Don’t look now, but the PC might not be dead. According to Gartner, collector of marketshare and industry metrics, worldwide shipments of personal computers just experienced the first year-over-year growth since 2012. Shipments totaled 62.1 million units, which is a 1.4 percent increase from the same time period in 2017. The report states “experienced some growth compared with a year ago” but goes on to caution declaring the PC industry as in recovery just yet.
The top five PC vendors all experienced growth with Lenovo seeing the largest gains of 10.5% — though that could be from Lenovo completing a joint venture with Fujitsu. HP grew 6.1%, Dell 9.5%, Apple 3% and Acer 3.1%. All good signs for an industry long thought stagnate. This report excludes Chromebooks from its data. PC vendors experienced growth without the help of Chromebooks, which are the latest challenger to the notebook computer.
Gartner points to the business market as the source of the increased demand. The consumer market, it states, is still decreasing as consumers increasing use mobile devices. Yet growth in the business sector will not last, it says.

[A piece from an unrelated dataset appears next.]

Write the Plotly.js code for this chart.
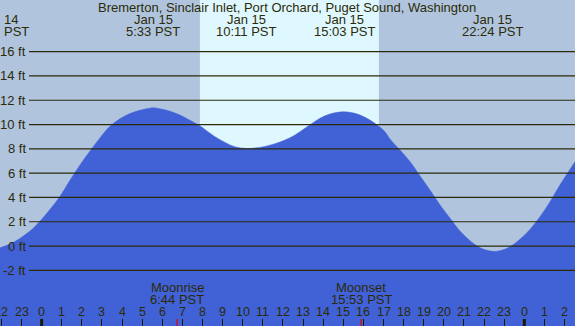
<!DOCTYPE html>
<html>
<head>
<meta charset="utf-8">
<script src="https://cdn.plot.ly/plotly-3.0.1.min.js"></script>
<style>html,body{margin:0;padding:0;background:#B0C4DE;}#chart{width:575px;height:326px;}</style>
</head>
<body>
<div id="chart"></div>
<script>
// Hours relative to Jan 15 00:00 PST
const hours = [-2.07, -1.58, -1.08, -0.58, -0.08, 0.41, 0.91, 1.41, 1.90, 2.40, 2.90, 3.40, 3.89, 4.39, 4.89, 5.39, 5.55, 5.88, 6.38, 6.88, 7.37, 7.87, 8.12, 8.62, 9.12, 9.61, 10.18, 10.61, 11.10, 11.60, 12.10, 12.60, 13.09, 13.59, 14.09, 14.58, 15.05, 15.58, 16.08, 16.57, 17.07, 17.32, 17.82, 18.32, 18.81, 19.31, 19.81, 20.31, 20.80, 21.30, 21.80, 22.40, 22.79, 23.29, 23.78, 24.28, 24.78, 25.28, 25.77, 26.52];
const heights = [-0.14, 0.16, 0.63, 1.23, 2.05, 3.00, 4.08, 5.42, 6.66, 7.80, 8.90, 9.85, 10.47, 10.90, 11.18, 11.35, 11.38, 11.30, 11.10, 10.78, 10.35, 9.90, 9.60, 9.00, 8.53, 8.17, 8.03, 8.07, 8.20, 8.42, 8.72, 9.14, 9.69, 10.26, 10.72, 10.97, 11.05, 10.92, 10.59, 10.10, 9.41, 8.81, 7.90, 6.94, 5.79, 4.61, 3.37, 2.28, 1.23, 0.44, -0.14, -0.43, -0.38, -0.05, 0.55, 1.37, 2.41, 3.65, 5.02, 6.94];

const title = "Bremerton, Sinclair Inlet, Port Orchard, Puget Sound, Washington";
const extremeHours = [5.55, 10.18, 15.05, 22.4];
const extremeDates = ["Jan 15", "Jan 15", "Jan 15", "Jan 15"];
const extremeTimes = ["5:33 PST", "10:11 PST", "15:03 PST", "22:24 PST"];
const levels = [-2, 0, 2, 4, 6, 8, 10, 12, 14, 16];
const levelLabels = ["-2 ft", "0 ft", "2 ft", "4 ft", "6 ft", "8 ft", "10 ft", "12 ft", "14 ft", "16 ft"];
const tickHours = [-2,-1,0,1,2,3,4,5,6,7,8,9,10,11,12,13,14,15,16,17,18,19,20,21,22,23,24,25,26];
const tickLabels = ["22","23","0","1","2","3","4","5","6","7","8","9","10","11","12","13","14","15","16","17","18","19","20","21","22","23","0","1","2"];
const midnights = [0, 24];
const sunrise = 7.87, sunset = 16.77;
const moonEvents = ["Moonrise", "Moonset"];
const moonHours = [6.733, 15.883];
const moonTimes = ["6:44 PST", "15:53 PST"];

const W = 575, H = 326;
const xr = [-2.07, 26.52];
const yr = [-6.58, 20.25];
const txt = '#2b2b08';
const fontFam = 'Liberation Sans, Arial, sans-serif';
const py = p => 1 - p / H;

const base = {
  x: hours, y: hours.map(() => yr[0] - 5),
  type: 'scatter', mode: 'lines', line: {width: 0, color: 'rgba(0,0,0,0)'},
  hoverinfo: 'skip', showlegend: false
};
const tide = {
  x: hours, y: heights,
  type: 'scatter', mode: 'lines', fill: 'tonexty',
  fillcolor: '#4161D6', line: {width: 0.5, color: '#4161D6', shape: 'spline', smoothing: 1},
  hoverinfo: 'skip', showlegend: false
};

const shapes = [];
shapes.push({type:'rect', xref:'x', yref:'paper', x0:sunrise, x1:sunset, y0:0, y1:1, fillcolor:'#DFF7FF', line:{width:0}, layer:'below'});
levels.forEach(l => shapes.push({type:'line', xref:'paper', yref:'y', x0:29/W, x1:1, y0:l, y1:l, line:{color:txt, width:1.2}, layer:'above'}));
midnights.forEach(m => shapes.push({type:'line', xref:'x', yref:'paper', x0:m, x1:m, y0:0, y1:7/H, line:{color:'#1a1a00', width:3}, layer:'above'}));
moonHours.forEach(m => shapes.push({type:'line', xref:'x', yref:'paper', x0:m, x1:m, y0:0, y1:7/H, line:{color:'#e00000', width:1.2}, layer:'above'}));

const ann = [];
const f = (s) => ({family: fontFam, size: s, color: txt});
const A = (o) => Object.assign({showarrow:false, xanchor:'center', yanchor:'middle', font:f(13)}, o);
ann.push(A({text:title, xref:'paper', yref:'paper', x:287/W, y:py(7.8)}));
ann.push(A({text:'14', xref:'paper', yref:'paper', x:2/W, y:py(19), xanchor:'left'}));
ann.push(A({text:'PST', xref:'paper', yref:'paper', x:2/W, y:py(31.5), xanchor:'left'}));
extremeHours.forEach((h,i) => {
  ann.push(A({text: extremeDates[i], xref:'x', yref:'paper', x:h, y:py(19)}));
  ann.push(A({text: extremeTimes[i], xref:'x', yref:'paper', x:h, y:py(31.5)}));
});
levels.forEach((l,i) => ann.push(A({text: levelLabels[i], xref:'paper', yref:'y', x:27.5/W, y:l, xanchor:'right'})));
moonHours.forEach((h,i) => {
  ann.push(A({text: moonEvents[i], xref:'x', yref:'paper', x:h, y:py(287.5)}));
  ann.push(A({text: moonTimes[i], xref:'x', yref:'paper', x:h, y:py(299)}));
});
tickHours.forEach((h,i) => ann.push(A({text: tickLabels[i], xref:'x', yref:'paper', x:h, y:py(311.7), font:f(12.5)})));

const layout = {
  width: W, height: H,
  margin: {l:0, r:0, t:0, b:0, pad:0},
  paper_bgcolor: '#B0C4DE', plot_bgcolor: '#B0C4DE',
  showlegend: false,
  xaxis: {range: xr, showgrid:false, zeroline:false, showline:false,
    tickmode:'array', tickvals: tickHours,
    ticks:'inside', ticklen:7, tickwidth:1, tickcolor:'#1a1a00',
    showticklabels:false, fixedrange:true},
  yaxis: {range: yr, visible:false, fixedrange:true},
  shapes: shapes, annotations: ann
};
Plotly.newPlot('chart', [base, tide], layout, {staticPlot:true, displayModeBar:false});
</script>
</body>
</html>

“In the business segment, PC momentum will weaken in two years when the replacement peak for Windows 10 passes.” said Mikako Kitagawa, principal analyst at Gartner said in the report. “PC vendors should look for ways to maintain growth in the business market as the Windows 10 upgrade cycle tails off.”
Consumers will likely continue, for the most part, to keep a computer around but since the web is the new desktop, the upgrade cycle for a causal user will keep getting longer. As long as a home has a computer that can run Chrome, that’s likely good enough for most people.